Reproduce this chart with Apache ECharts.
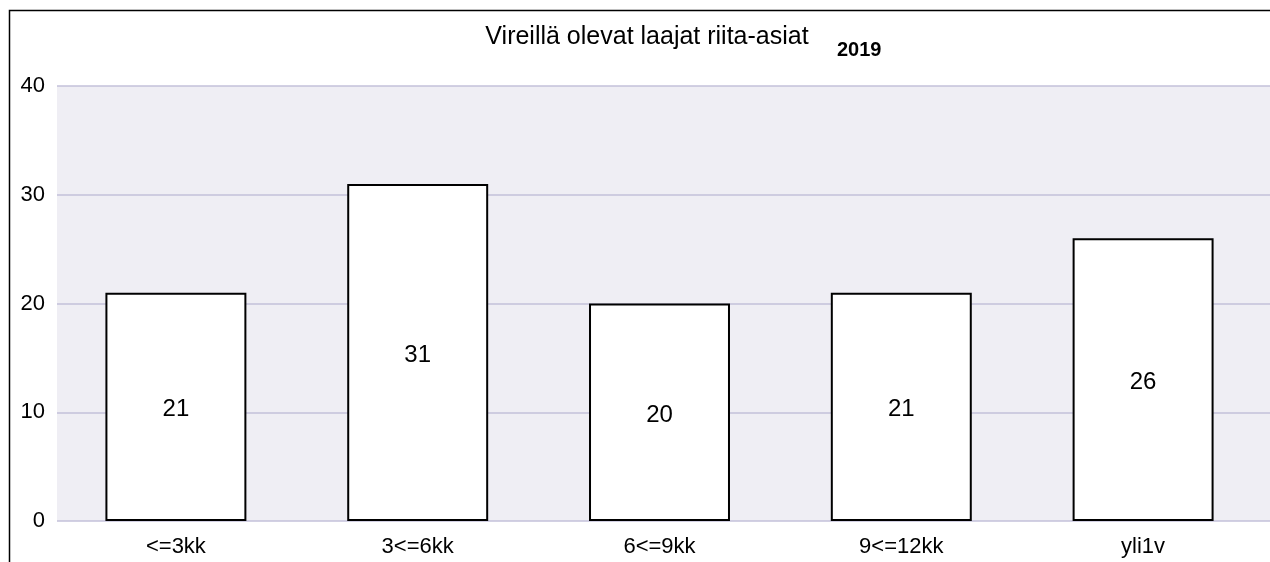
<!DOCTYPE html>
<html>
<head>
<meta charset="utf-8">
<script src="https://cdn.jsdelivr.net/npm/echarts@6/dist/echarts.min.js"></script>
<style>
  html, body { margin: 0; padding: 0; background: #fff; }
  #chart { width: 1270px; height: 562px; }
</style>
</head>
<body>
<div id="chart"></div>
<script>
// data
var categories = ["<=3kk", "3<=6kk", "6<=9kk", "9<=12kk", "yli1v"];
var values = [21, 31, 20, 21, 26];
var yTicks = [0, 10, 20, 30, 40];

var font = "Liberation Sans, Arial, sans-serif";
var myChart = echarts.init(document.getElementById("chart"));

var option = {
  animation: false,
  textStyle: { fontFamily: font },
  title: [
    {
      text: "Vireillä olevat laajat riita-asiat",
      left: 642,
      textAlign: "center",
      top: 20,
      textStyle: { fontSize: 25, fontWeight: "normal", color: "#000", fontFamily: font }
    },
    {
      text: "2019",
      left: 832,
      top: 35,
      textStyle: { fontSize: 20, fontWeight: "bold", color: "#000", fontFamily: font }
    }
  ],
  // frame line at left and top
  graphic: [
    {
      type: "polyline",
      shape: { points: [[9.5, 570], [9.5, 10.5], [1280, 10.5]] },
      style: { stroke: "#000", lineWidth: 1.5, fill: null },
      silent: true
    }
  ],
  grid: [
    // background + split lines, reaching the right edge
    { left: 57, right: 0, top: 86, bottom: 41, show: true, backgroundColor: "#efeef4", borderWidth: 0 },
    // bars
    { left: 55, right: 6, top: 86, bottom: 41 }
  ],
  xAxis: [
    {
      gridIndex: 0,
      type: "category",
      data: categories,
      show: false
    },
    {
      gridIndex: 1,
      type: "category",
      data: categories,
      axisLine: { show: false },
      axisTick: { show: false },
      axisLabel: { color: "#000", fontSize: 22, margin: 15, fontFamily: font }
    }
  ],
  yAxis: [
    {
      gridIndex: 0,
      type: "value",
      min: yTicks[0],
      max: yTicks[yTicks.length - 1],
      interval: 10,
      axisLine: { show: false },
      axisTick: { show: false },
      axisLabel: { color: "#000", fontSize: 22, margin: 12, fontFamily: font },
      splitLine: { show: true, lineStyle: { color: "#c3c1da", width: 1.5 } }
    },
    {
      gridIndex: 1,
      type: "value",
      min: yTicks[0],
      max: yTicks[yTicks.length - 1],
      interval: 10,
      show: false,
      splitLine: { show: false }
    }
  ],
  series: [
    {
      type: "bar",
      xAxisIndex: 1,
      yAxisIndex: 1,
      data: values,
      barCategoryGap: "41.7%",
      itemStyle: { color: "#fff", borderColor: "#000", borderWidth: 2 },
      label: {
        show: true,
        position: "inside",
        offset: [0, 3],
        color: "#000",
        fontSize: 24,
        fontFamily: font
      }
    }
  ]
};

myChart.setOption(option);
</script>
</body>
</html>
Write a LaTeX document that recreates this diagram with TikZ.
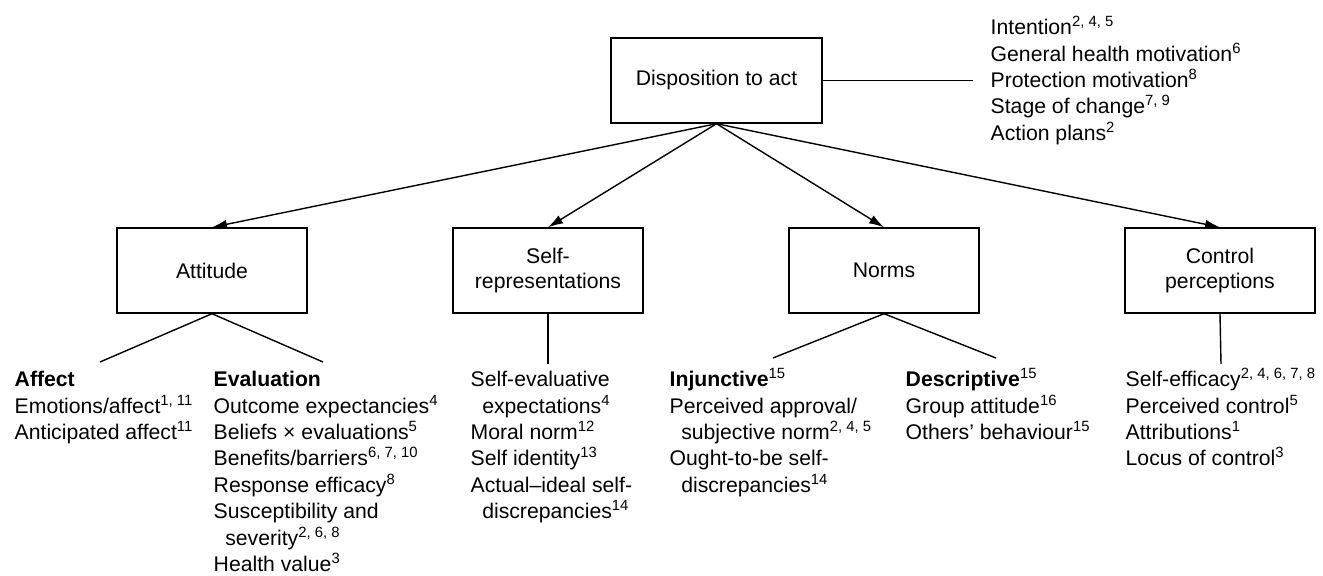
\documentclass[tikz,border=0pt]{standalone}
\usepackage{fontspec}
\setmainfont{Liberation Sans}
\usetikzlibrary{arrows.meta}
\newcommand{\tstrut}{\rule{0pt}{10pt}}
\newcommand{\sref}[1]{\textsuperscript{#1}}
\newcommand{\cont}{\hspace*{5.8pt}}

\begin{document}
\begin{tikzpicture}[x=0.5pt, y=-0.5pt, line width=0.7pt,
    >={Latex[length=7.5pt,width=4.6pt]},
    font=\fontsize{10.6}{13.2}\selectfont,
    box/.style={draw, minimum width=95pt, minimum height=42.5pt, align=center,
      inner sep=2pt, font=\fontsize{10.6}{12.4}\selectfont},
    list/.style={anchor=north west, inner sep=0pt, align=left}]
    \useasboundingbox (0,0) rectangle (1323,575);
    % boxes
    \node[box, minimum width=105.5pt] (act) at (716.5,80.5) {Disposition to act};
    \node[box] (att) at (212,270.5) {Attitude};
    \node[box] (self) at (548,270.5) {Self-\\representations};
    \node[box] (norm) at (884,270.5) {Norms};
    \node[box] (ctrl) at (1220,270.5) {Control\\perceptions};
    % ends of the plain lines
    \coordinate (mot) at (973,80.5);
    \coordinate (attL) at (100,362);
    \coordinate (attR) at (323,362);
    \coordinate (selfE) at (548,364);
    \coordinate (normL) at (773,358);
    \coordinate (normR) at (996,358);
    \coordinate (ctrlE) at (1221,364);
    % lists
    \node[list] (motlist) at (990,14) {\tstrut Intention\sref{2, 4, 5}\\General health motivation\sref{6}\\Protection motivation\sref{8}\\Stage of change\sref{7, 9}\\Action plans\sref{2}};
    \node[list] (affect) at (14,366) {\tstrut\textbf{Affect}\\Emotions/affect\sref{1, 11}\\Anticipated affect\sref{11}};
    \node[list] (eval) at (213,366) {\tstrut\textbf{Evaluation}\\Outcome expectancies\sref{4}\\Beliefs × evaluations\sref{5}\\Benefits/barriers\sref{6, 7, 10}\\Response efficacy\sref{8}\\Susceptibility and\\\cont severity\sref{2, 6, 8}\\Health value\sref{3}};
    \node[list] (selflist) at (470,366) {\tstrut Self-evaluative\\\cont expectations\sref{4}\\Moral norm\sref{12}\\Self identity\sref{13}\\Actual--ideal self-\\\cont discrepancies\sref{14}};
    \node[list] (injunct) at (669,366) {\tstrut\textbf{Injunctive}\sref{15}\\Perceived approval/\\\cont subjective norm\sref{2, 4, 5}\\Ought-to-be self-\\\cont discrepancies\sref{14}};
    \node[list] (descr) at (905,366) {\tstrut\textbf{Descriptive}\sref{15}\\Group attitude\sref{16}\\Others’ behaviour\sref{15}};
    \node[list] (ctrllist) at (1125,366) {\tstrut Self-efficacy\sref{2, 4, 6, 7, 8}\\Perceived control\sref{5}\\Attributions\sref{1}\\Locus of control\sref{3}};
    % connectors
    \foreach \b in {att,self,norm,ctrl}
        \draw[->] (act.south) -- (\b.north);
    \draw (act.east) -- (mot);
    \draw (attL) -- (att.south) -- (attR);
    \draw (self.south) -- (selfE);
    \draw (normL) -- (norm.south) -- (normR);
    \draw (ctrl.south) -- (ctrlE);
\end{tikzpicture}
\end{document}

• [CHALLENGE]: Nothing but the pictures may be dropped; output the records above exactly.

• [SOLUTION TO THE EXERCISE]:
Reproduce this chart with Apache ECharts.
<!DOCTYPE html>
<html>
<head>
<meta charset="utf-8">
<script src="https://cdn.jsdelivr.net/npm/echarts@6/dist/echarts.min.js"></script>
<style>
  html, body { margin: 0; padding: 0; background: #fff; }
  #chart { width: 1270px; height: 562px; }
</style>
</head>
<body>
<div id="chart"></div>
<script>
// data
var categories = ["<=3kk", "3<=6kk", "6<=9kk", "9<=12kk", "yli1v"];
var values = [21, 31, 20, 21, 26];
var yTicks = [0, 10, 20, 30, 40];

var font = "Liberation Sans, Arial, sans-serif";
var myChart = echarts.init(document.getElementById("chart"));

var option = {
  animation: false,
  textStyle: { fontFamily: font },
  title: [
    {
      text: "Vireillä olevat laajat riita-asiat",
      left: 642,
      textAlign: "center",
      top: 20,
      textStyle: { fontSize: 25, fontWeight: "normal", color: "#000", fontFamily: font }
    },
    {
      text: "2019",
      left: 832,
      top: 35,
      textStyle: { fontSize: 20, fontWeight: "bold", color: "#000", fontFamily: font }
    }
  ],
  // frame line at left and top
  graphic: [
    {
      type: "polyline",
      shape: { points: [[9.5, 570], [9.5, 10.5], [1280, 10.5]] },
      style: { stroke: "#000", lineWidth: 1.5, fill: null },
      silent: true
    }
  ],
  grid: [
    // background + split lines, reaching the right edge
    { left: 57, right: 0, top: 86, bottom: 41, show: true, backgroundColor: "#efeef4", borderWidth: 0 },
    // bars
    { left: 55, right: 6, top: 86, bottom: 41 }
  ],
  xAxis: [
    {
      gridIndex: 0,
      type: "category",
      data: categories,
      show: false
    },
    {
      gridIndex: 1,
      type: "category",
      data: categories,
      axisLine: { show: false },
      axisTick: { show: false },
      axisLabel: { color: "#000", fontSize: 22, margin: 15, fontFamily: font }
    }
  ],
  yAxis: [
    {
      gridIndex: 0,
      type: "value",
      min: yTicks[0],
      max: yTicks[yTicks.length - 1],
      interval: 10,
      axisLine: { show: false },
      axisTick: { show: false },
      axisLabel: { color: "#000", fontSize: 22, margin: 12, fontFamily: font },
      splitLine: { show: true, lineStyle: { color: "#c3c1da", width: 1.5 } }
    },
    {
      gridIndex: 1,
      type: "value",
      min: yTicks[0],
      max: yTicks[yTicks.length - 1],
      interval: 10,
      show: false,
      splitLine: { show: false }
    }
  ],
  series: [
    {
      type: "bar",
      xAxisIndex: 1,
      yAxisIndex: 1,
      data: values,
      barCategoryGap: "41.7%",
      itemStyle: { color: "#fff", borderColor: "#000", borderWidth: 2 },
      label: {
        show: true,
        position: "inside",
        offset: [0, 3],
        color: "#000",
        fontSize: 24,
        fontFamily: font
      }
    }
  ]
};

myChart.setOption(option);
</script>
</body>
</html>
Write a LaTeX document that recreates this diagram with TikZ.
\documentclass[tikz,border=0pt]{standalone}
\usepackage{fontspec}
\setmainfont{Liberation Sans}
\usetikzlibrary{arrows.meta}
\newcommand{\tstrut}{\rule{0pt}{10pt}}
\newcommand{\sref}[1]{\textsuperscript{#1}}
\newcommand{\cont}{\hspace*{5.8pt}}

\begin{document}
\begin{tikzpicture}[x=0.5pt, y=-0.5pt, line width=0.7pt,
    >={Latex[length=7.5pt,width=4.6pt]},
    font=\fontsize{10.6}{13.2}\selectfont,
    box/.style={draw, minimum width=95pt, minimum height=42.5pt, align=center,
      inner sep=2pt, font=\fontsize{10.6}{12.4}\selectfont},
    list/.style={anchor=north west, inner sep=0pt, align=left}]
    \useasboundingbox (0,0) rectangle (1323,575);
    % boxes
    \node[box, minimum width=105.5pt] (act) at (716.5,80.5) {Disposition to act};
    \node[box] (att) at (212,270.5) {Attitude};
    \node[box] (self) at (548,270.5) {Self-\\representations};
    \node[box] (norm) at (884,270.5) {Norms};
    \node[box] (ctrl) at (1220,270.5) {Control\\perceptions};
    % ends of the plain lines
    \coordinate (mot) at (973,80.5);
    \coordinate (attL) at (100,362);
    \coordinate (attR) at (323,362);
    \coordinate (selfE) at (548,364);
    \coordinate (normL) at (773,358);
    \coordinate (normR) at (996,358);
    \coordinate (ctrlE) at (1221,364);
    % lists
    \node[list] (motlist) at (990,14) {\tstrut Intention\sref{2, 4, 5}\\General health motivation\sref{6}\\Protection motivation\sref{8}\\Stage of change\sref{7, 9}\\Action plans\sref{2}};
    \node[list] (affect) at (14,366) {\tstrut\textbf{Affect}\\Emotions/affect\sref{1, 11}\\Anticipated affect\sref{11}};
    \node[list] (eval) at (213,366) {\tstrut\textbf{Evaluation}\\Outcome expectancies\sref{4}\\Beliefs × evaluations\sref{5}\\Benefits/barriers\sref{6, 7, 10}\\Response efficacy\sref{8}\\Susceptibility and\\\cont severity\sref{2, 6, 8}\\Health value\sref{3}};
    \node[list] (selflist) at (470,366) {\tstrut Self-evaluative\\\cont expectations\sref{4}\\Moral norm\sref{12}\\Self identity\sref{13}\\Actual--ideal self-\\\cont discrepancies\sref{14}};
    \node[list] (injunct) at (669,366) {\tstrut\textbf{Injunctive}\sref{15}\\Perceived approval/\\\cont subjective norm\sref{2, 4, 5}\\Ought-to-be self-\\\cont discrepancies\sref{14}};
    \node[list] (descr) at (905,366) {\tstrut\textbf{Descriptive}\sref{15}\\Group attitude\sref{16}\\Others’ behaviour\sref{15}};
    \node[list] (ctrllist) at (1125,366) {\tstrut Self-efficacy\sref{2, 4, 6, 7, 8}\\Perceived control\sref{5}\\Attributions\sref{1}\\Locus of control\sref{3}};
    % connectors
    \foreach \b in {att,self,norm,ctrl}
        \draw[->] (act.south) -- (\b.north);
    \draw (act.east) -- (mot);
    \draw (attL) -- (att.south) -- (attR);
    \draw (self.south) -- (selfE);
    \draw (normL) -- (norm.south) -- (normR);
    \draw (ctrl.south) -- (ctrlE);
\end{tikzpicture}
\end{document}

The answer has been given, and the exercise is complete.